Saturday, January 17, 2009

The last kilometer

Five months before I took part in SCMM’s half-marathon last year, I was so unfit, I could barely jog a minute on the treadmill, but I knew I wanted to participate in the Dream Run come what may. Two months before the event, I was able to run about five kilometers at a stretch, and while registering something made me tick the box for the half-marathon.
I lived in denial till the acceptance letter arrived, but with the event handbook in my hand, I could not put off accepting the fact that I had perhaps let myself into a lot more than I was aware of. Through all those long hours on the treadmill, I was conscious of only three things – I had to finish the race, I had to attempt to run at-least half the distance, and I had to do all I could to try and finish in under three hours.
During the lead up to the Race Day, on the early morning train ride, waiting in the queue for the toilets, it was just three things I kept repeating to myself – ‘finish the race, run as much of it as you can, try to do it within three hours.’ At that time, all three seemed distant possibilities, but I was determined to give my best shot.

Two and a half hours after I stepped over the starting mat, I found myself within striking distance of all three of my pre-race goals – I had just crossed the 20 kilometer mark, had definitely ‘run’ much more than twelve kilometers, and at that stage could have crawled the rest of the way and still made it within three hours.
I was that close to the finish-line, and guess what I did?
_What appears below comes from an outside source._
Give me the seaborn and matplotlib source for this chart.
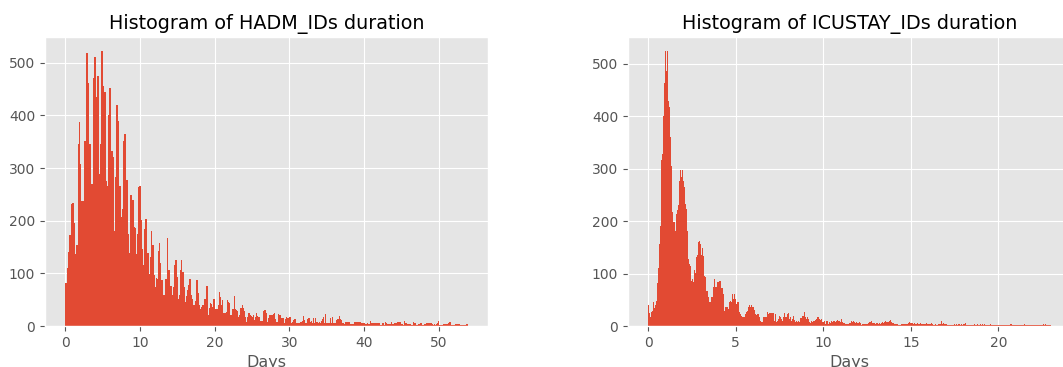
import numpy as np
import pandas as pd
import matplotlib
matplotlib.use("Agg")
import matplotlib.pyplot as plt
import seaborn as sns

# Per-bin counts of hospital admission (HADM_ID) durations, in days
hadm_counts = [
    81, 81, 111, 140, 172, 172, 232, 234, 234, 195,
    136, 153, 153, 345, 388, 307, 237, 237, 237, 352,
    352, 519, 519, 462, 346, 346, 270, 270, 471, 511,
    511, 436, 475, 475, 289, 346, 523, 523, 456, 445, 445,
    275, 266, 400, 453, 453, 333, 333, 321, 180, 284,
    419, 419, 390, 266, 266, 207, 222, 352, 365, 365,
    278, 278, 174, 139, 248, 248, 240, 240, 188, 187,
    136, 174, 264, 266, 266, 201, 146, 103, 116, 185,
    203, 203, 138,
    139, 98, 131, 180, 153, 153, 97, 74, 92, 90,
    142, 158, 120, 87, 87, 59, 59, 89, 89, 167,
    106, 106, 76, 76, 59, 74, 116, 125, 125, 93,
    52, 59, 106, 125, 103, 103, 74, 46, 57, 68,
    78, 90, 90, 59, 52, 40, 40, 48, 87, 87,
    62, 40, 32, 37, 40, 40, 51, 51,
    76, 76, 21, 34, 43, 41, 37, 51, 51, 33,
    33, 33, 40, 64, 56, 40, 49, 24, 24, 24,
    27, 49, 46, 44, 21, 21, 33, 33, 57, 32,
    30, 28, 18, 21, 35, 35, 40, 35, 28, 18,
    8, 18, 24, 25, 21, 19, 18, 20, 11, 18,
    25, 19, 18, 18, 10, 10, 9, 28, 30, 30,
    24, 18, 8, 16, 21, 20, 20, 20,
    22, 24, 13, 8, 7, 23, 21, 21, 15, 15,
    15, 5, 13, 18, 16, 16, 17, 17, 5, 7,
    11, 13, 13, 5, 6, 6, 6, 8, 8, 9,
    19, 11, 5, 5, 13, 16, 15, 8, 9, 6,
    15, 5, 16, 7, 7, 5, 7, 5, 9, 13,
    17, 6, 23, 6, 5, 5, 5, 15, 5, 18,
    5, 5, 5, 11, 13, 13, 19, 14, 11, 6,
    5, 4, 8, 8, 8, 8, 8, 3, 3, 3,
    3, 8, 8, 8, 8, 8, 8, 8, 6, 6,
    5, 5, 3, 3, 5, 3, 3, 9,
    5, 5, 6, 6, 6, 6, 6, 6, 6, 2,
    2, 6, 6, 2, 7, 5, 3, 3, 3, 5,
    3, 8, 4, 3, 5, 5, 5, 7, 7, 7,
    7, 3, 3, 2, 9, 5, 5, 3, 3, 3,
    3, 2, 2, 8, 5, 5, 1, 1, 4, 4,
    5, 6, 2, 2, 4, 4, 5, 5, 6, 6,
    6, 6, 3, 1, 3, 1, 3, 5, 9, 2,
    2, 1, 1, 4, 4, 4, 4, 4, 6, 7,
    7, 1, 1, 2, 2, 3, 4, 4, 4, 3,
    1, 1, 1, 1, 2, 2, 4, 4,
]
hadm_max_days = 53.92

# Per-bin counts of ICU stay (ICUSTAY_ID) durations, in days
icustay_counts = [
    41, 24, 17, 27, 29, 45, 34, 41, 47, 82,
    110, 156, 190, 317, 328, 400, 464, 525, 487, 525,
    429, 417, 361, 305, 217, 198, 198, 182, 214, 221,
    230, 276, 298, 284, 297, 277, 265, 233, 223, 182,
    128, 118, 115, 85, 90, 83, 106, 102, 132, 135,
    160, 162, 156, 135, 149, 134,
    95, 93, 67, 67, 55, 45, 45, 56, 56, 75,
    90, 75, 75, 83, 83, 85, 85, 73, 73, 61,
    28, 37, 37, 37, 37, 32, 45, 48, 45, 61,
    52, 61, 52, 42, 45, 45, 26, 23, 20, 17,
    17, 17, 23, 26, 29, 36, 41, 36, 41, 36,
    36, 31, 23, 21, 22, 22, 17, 10, 7, 7,
    18, 18, 18, 17, 27, 22, 24, 24, 24, 24,
    24, 10, 23, 7, 10, 13, 20, 17, 13, 10,
    18, 24, 18, 18, 22, 24, 13, 17, 10, 13,
    20, 11, 7, 10, 7, 10, 7, 15, 15, 20,
    20, 26, 18, 13, 17, 13, 7, 5, 10, 7,
    10, 10, 11, 13, 17, 17, 13, 11, 13, 7,
    7, 10, 4, 9, 9, 4,
    8, 6, 9, 7, 10, 9, 8, 10, 11, 10,
    9, 8, 14, 8, 6, 5, 4, 4, 4, 4,
    5, 4, 6, 9, 8, 9, 8, 6, 7, 6,
    6, 7, 5, 1, 4, 4, 3, 4, 4, 4,
    5, 7, 8, 9, 6, 5, 5, 4, 6, 5,
    4, 6, 4, 5, 8, 6, 7, 9, 8, 7,
    8, 9, 12, 7, 5, 6, 3, 4, 4, 3,
    2, 2, 2, 3, 4, 3, 3, 4, 4, 3,
    5, 8, 6, 6, 5, 4, 5, 4, 3, 5,
    3, 4, 5, 3, 4, 4, 3, 4, 5, 3,
    4, 3, 4, 5, 3, 2, 2, 3, 2, 2,
    4, 3, 4, 10, 4, 5, 4, 4, 3, 2,
    2, 2, 1, 1, 1, 1, 3, 2, 3, 2,
    3, 4, 2, 3, 2, 3, 4, 6, 1, 1,
    1, 1, 2, 1, 2, 1, 2, 3, 2, 2,
    3, 2, 2, 3, 2, 3, 2, 3, 2, 2,
    1, 2, 2, 3, 2, 2, 1, 2, 1, 1,
    1, 1, 2, 1, 2, 2, 1, 2, 2, 1,
    2, 1, 2, 3, 4, 2, 2, 2, 2, 1,
    2, 2, 2, 1, 2, 1, 1, 3, 2, 2,
    2, 2, 1, 1, 1, 1, 2, 1, 1, 1,
    1, 1, 1, 2, 2, 2, 3, 2, 3, 2,
    2, 2, 2, 1,
]
icustay_max_days = 22.99

titles = ["Histogram of HADM_IDs duration", "Histogram of ICUSTAY_IDs duration"]
x_label = "Days"

plt.style.use("ggplot")
bar_color = "#E24A33"

fig = plt.figure(figsize=(10.63, 3.67), dpi=100)
ax_left = fig.add_axes([45 / 1063, 41 / 367, 443 / 1063, 289 / 367])
ax_right = fig.add_axes([628 / 1063, 41 / 367, 443 / 1063, 289 / 367])


def draw_hist(ax, counts, max_days, title):
    counts = np.asarray(counts, dtype=float)
    n_bins = len(counts)
    width = max_days / n_bins
    df = pd.DataFrame({"days": (np.arange(n_bins) + 0.5) * width, "count": counts})
    sns.histplot(data=df, x="days", weights="count", bins=n_bins,
                 binrange=(0.0, max_days), ax=ax,
                 color=bar_color, alpha=1.0, linewidth=0)
    ax.set_title(title, fontsize=13.75, color="black")
    ax.set_xlabel(x_label, fontsize=11.5, color="#555555")
    ax.set_ylabel("")
    ax.set_yticks([0, 100, 200, 300, 400, 500])


draw_hist(ax_left, hadm_counts, hadm_max_days, titles[0])
draw_hist(ax_right, icustay_counts, icustay_max_days, titles[1])
ax_left.set_xticks([0, 10, 20, 30, 40, 50])
ax_right.set_xticks([0, 5, 10, 15, 20])

fig.savefig("out.png", dpi=100)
I slowed down and started walking. It wasn’t that the legs couldn’t run anymore or that the lungs were bursting – it was just the mind that decided that it did not matter whether I ran or walked any longer, so Quit and decided to walk. I tried getting myself to run, but couldn’t manage more than a few steps at a time.
The last kilometer IS the hardest!

And then, I saw Him.
A young boy with cerebral palsy, valiantly pushing his wheelchair, while his concerned father walked beside him. That was the picture of true grit – he was so fatigued he could barely move his arms, but still plodded on unassisted to reach the finish-line. There was nothing in it for him – no cash prizes, no medals, no sound bytes. Nobody would have blamed him had he allowed his father to assist him. But he did not. He was determined to do it on his own, and he was doing so.

Tears came to my eyes. I wanted to go to him and congratulate him. Instead, I decided to pay a silent tribute to him by doing what he would have done had he been in my place – I started running again. And I continued running till after I crossed the finish line.

I do not know if he will be participating in the Race tomorrow. But one thing I do know. When I cross the finish-line, he will be crossing it with me. And I hope I run a race that he would be proud of.

2 comments:

Raj said...

Natasha:

This is truly inspiring.

I started running a few months back (after being a couch potato for many years). Although I'm pretty sure I won't be participating in a half-marathon anytime soon, I'll remember your article when doing my 3 km on the treadmill :-)

cheers,
Raj (bhaloo)

Natasha said...

Thanks so much, Bhaloo.
You are in Bangalore, aren't you. They have a 10 km run there, which is supposed to be very well organised. Why don't you start with that? But beware, running can get addictive.